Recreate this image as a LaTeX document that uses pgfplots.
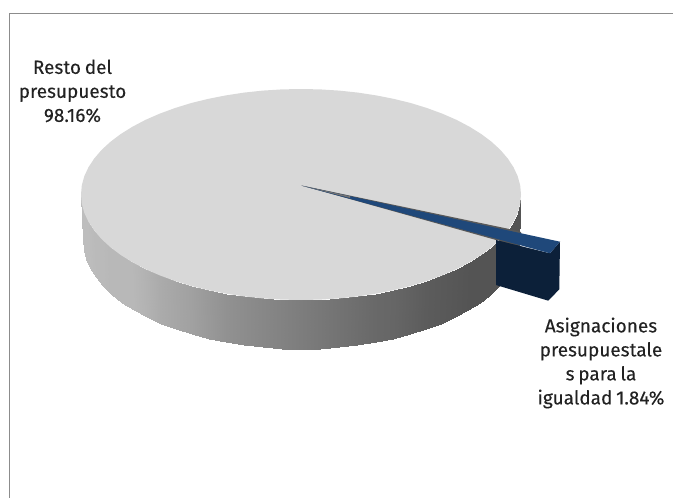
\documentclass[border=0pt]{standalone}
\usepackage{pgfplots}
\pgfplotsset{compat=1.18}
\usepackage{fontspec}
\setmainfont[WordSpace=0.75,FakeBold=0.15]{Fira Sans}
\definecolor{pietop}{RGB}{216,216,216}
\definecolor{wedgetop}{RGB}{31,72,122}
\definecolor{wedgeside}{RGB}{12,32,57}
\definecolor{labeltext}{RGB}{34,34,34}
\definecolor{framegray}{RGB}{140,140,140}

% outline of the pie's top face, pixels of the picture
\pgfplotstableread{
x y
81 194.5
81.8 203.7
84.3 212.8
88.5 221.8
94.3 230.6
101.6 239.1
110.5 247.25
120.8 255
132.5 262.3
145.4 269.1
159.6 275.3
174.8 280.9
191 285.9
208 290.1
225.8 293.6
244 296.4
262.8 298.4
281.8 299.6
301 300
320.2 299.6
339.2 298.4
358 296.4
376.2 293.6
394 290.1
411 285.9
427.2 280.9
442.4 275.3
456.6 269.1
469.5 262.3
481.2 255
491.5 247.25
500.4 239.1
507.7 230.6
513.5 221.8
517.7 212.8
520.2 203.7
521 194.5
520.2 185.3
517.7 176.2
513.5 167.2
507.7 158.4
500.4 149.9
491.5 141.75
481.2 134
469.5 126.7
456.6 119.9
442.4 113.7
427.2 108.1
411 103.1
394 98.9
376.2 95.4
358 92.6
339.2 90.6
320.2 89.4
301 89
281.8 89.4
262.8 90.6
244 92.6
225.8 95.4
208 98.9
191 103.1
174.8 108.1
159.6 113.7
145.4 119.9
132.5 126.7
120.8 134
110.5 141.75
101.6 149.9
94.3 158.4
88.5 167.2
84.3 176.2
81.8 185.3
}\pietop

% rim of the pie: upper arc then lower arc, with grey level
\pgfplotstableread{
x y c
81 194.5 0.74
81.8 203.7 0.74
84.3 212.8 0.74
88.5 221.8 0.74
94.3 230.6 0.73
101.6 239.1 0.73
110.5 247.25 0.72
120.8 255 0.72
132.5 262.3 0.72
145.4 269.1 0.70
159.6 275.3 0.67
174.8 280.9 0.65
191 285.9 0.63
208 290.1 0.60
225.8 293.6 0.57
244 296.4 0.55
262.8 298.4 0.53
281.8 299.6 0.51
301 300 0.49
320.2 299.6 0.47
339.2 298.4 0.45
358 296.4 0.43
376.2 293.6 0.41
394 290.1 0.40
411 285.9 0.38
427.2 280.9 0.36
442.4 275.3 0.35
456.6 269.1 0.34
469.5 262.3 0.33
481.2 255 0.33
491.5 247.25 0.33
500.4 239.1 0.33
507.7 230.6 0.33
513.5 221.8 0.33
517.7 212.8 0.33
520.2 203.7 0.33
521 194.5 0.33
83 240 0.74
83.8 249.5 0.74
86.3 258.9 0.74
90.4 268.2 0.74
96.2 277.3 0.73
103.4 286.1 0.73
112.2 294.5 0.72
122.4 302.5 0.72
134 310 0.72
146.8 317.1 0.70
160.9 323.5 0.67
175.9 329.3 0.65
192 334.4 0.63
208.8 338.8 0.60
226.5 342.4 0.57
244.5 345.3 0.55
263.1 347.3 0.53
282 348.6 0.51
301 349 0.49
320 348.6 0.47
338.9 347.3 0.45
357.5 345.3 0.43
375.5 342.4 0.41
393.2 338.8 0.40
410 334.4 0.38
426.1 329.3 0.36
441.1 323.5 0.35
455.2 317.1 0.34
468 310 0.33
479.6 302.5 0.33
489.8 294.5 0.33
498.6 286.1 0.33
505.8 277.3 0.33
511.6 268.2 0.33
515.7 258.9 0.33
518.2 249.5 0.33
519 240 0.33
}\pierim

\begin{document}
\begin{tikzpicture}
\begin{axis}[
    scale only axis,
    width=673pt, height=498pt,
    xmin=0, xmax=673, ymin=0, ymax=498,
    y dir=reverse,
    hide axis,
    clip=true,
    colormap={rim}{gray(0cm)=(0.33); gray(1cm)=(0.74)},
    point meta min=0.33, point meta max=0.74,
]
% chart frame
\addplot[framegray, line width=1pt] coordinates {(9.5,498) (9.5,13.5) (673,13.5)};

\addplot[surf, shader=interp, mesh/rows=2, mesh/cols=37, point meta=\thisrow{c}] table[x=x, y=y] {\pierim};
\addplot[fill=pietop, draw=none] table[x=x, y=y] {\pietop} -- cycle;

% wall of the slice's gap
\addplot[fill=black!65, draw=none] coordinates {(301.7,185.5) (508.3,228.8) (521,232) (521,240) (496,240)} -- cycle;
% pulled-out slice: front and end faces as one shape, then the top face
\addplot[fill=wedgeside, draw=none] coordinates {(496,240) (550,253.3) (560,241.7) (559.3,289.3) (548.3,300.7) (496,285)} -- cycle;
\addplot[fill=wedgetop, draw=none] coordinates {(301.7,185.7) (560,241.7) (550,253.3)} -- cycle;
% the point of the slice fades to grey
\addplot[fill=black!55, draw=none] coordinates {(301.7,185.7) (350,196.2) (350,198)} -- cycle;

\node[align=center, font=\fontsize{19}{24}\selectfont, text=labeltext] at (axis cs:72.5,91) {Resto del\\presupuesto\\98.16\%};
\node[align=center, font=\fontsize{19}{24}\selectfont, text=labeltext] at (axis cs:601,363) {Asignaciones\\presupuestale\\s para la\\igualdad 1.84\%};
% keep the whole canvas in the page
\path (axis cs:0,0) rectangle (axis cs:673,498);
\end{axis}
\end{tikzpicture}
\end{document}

○ ○ ○ ○ ○

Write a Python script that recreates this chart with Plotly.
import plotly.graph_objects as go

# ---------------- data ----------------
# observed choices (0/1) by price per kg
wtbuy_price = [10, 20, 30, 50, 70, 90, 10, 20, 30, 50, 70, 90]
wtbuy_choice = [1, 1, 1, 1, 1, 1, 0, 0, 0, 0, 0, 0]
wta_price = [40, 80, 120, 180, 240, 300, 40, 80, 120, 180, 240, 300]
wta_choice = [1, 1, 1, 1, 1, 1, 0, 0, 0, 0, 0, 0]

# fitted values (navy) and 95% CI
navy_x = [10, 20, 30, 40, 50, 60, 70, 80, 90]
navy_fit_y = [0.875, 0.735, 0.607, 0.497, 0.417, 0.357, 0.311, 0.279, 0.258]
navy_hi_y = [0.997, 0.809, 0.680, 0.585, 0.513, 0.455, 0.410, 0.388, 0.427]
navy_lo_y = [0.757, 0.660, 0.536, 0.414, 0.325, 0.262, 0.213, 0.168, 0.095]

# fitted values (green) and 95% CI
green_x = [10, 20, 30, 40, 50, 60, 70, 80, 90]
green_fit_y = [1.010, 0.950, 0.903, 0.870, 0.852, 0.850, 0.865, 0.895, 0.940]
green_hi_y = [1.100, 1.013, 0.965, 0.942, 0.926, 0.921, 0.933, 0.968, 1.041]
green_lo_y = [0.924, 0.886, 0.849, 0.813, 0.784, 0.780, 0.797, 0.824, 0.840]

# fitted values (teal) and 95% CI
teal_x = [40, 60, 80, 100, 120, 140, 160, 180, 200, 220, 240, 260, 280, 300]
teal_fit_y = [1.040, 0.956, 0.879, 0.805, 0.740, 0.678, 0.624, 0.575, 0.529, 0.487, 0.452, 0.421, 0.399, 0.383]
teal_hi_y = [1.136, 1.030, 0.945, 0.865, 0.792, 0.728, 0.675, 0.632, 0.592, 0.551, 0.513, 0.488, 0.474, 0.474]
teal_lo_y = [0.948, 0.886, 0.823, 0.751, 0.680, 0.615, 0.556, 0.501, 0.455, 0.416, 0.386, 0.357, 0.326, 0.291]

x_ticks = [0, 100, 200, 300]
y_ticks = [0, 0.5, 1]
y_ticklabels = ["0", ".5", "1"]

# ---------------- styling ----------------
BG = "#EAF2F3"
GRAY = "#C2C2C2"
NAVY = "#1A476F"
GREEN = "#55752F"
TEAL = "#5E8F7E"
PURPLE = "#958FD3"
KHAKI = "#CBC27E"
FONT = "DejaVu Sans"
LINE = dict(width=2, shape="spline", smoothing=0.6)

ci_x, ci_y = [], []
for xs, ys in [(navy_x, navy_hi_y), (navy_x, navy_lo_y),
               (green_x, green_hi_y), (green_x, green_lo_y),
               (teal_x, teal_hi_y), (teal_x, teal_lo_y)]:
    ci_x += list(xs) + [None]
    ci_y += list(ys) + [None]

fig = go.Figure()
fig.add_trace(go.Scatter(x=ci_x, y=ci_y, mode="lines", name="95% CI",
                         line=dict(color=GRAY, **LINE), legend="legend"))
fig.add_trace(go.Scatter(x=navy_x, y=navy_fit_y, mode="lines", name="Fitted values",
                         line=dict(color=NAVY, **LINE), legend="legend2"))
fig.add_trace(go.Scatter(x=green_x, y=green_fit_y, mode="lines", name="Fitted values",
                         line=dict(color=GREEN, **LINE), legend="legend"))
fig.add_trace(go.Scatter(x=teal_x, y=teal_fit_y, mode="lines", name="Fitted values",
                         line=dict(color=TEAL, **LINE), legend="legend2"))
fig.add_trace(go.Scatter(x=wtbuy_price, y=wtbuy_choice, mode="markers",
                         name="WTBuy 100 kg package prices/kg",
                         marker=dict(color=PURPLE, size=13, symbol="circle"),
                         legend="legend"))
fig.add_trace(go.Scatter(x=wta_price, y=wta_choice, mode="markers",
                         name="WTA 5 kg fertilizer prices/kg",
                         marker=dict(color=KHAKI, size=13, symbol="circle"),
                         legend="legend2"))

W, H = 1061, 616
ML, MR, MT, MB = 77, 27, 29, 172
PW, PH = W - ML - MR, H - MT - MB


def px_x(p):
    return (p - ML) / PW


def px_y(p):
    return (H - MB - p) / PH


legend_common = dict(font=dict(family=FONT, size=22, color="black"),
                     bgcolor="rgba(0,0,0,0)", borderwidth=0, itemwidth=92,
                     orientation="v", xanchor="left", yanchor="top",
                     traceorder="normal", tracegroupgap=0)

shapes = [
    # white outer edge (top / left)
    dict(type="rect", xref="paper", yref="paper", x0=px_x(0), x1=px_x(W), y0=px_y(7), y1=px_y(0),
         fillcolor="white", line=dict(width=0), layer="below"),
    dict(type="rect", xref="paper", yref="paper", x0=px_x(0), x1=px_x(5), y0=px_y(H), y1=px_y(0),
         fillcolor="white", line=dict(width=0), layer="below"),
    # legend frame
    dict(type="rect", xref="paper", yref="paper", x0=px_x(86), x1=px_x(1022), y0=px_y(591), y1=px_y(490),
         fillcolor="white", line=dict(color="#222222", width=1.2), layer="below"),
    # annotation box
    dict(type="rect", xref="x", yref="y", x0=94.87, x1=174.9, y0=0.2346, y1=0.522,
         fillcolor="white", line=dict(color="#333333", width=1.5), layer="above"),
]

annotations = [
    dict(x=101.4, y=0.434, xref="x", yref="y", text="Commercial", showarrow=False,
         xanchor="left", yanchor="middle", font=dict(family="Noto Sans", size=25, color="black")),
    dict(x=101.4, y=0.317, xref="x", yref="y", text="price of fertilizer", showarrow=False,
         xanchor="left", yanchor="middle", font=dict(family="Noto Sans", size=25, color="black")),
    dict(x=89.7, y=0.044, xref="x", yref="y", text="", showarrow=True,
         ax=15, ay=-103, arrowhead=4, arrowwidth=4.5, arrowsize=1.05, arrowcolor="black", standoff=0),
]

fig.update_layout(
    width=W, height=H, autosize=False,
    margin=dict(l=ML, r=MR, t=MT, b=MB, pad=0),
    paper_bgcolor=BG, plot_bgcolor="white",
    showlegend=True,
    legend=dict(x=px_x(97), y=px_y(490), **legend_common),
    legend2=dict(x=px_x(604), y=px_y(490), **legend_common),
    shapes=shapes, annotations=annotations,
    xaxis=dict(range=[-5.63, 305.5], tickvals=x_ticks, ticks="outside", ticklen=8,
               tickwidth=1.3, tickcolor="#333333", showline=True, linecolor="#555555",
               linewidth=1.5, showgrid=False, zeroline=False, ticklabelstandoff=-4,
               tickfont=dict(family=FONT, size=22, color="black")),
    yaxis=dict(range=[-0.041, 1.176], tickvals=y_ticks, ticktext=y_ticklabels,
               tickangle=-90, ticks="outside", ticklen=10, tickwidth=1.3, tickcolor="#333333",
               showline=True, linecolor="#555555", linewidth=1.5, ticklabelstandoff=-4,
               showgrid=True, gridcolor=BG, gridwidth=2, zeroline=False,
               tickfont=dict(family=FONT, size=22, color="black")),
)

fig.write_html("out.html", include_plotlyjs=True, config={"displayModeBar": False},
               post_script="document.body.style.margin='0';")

○ ○ ○ ○ ○

Filter the entries down to the lines with the word "that" in them.

Recreate this image as a LaTeX document that uses pgfplots.
Write a Python script that recreates this chart with Plotly.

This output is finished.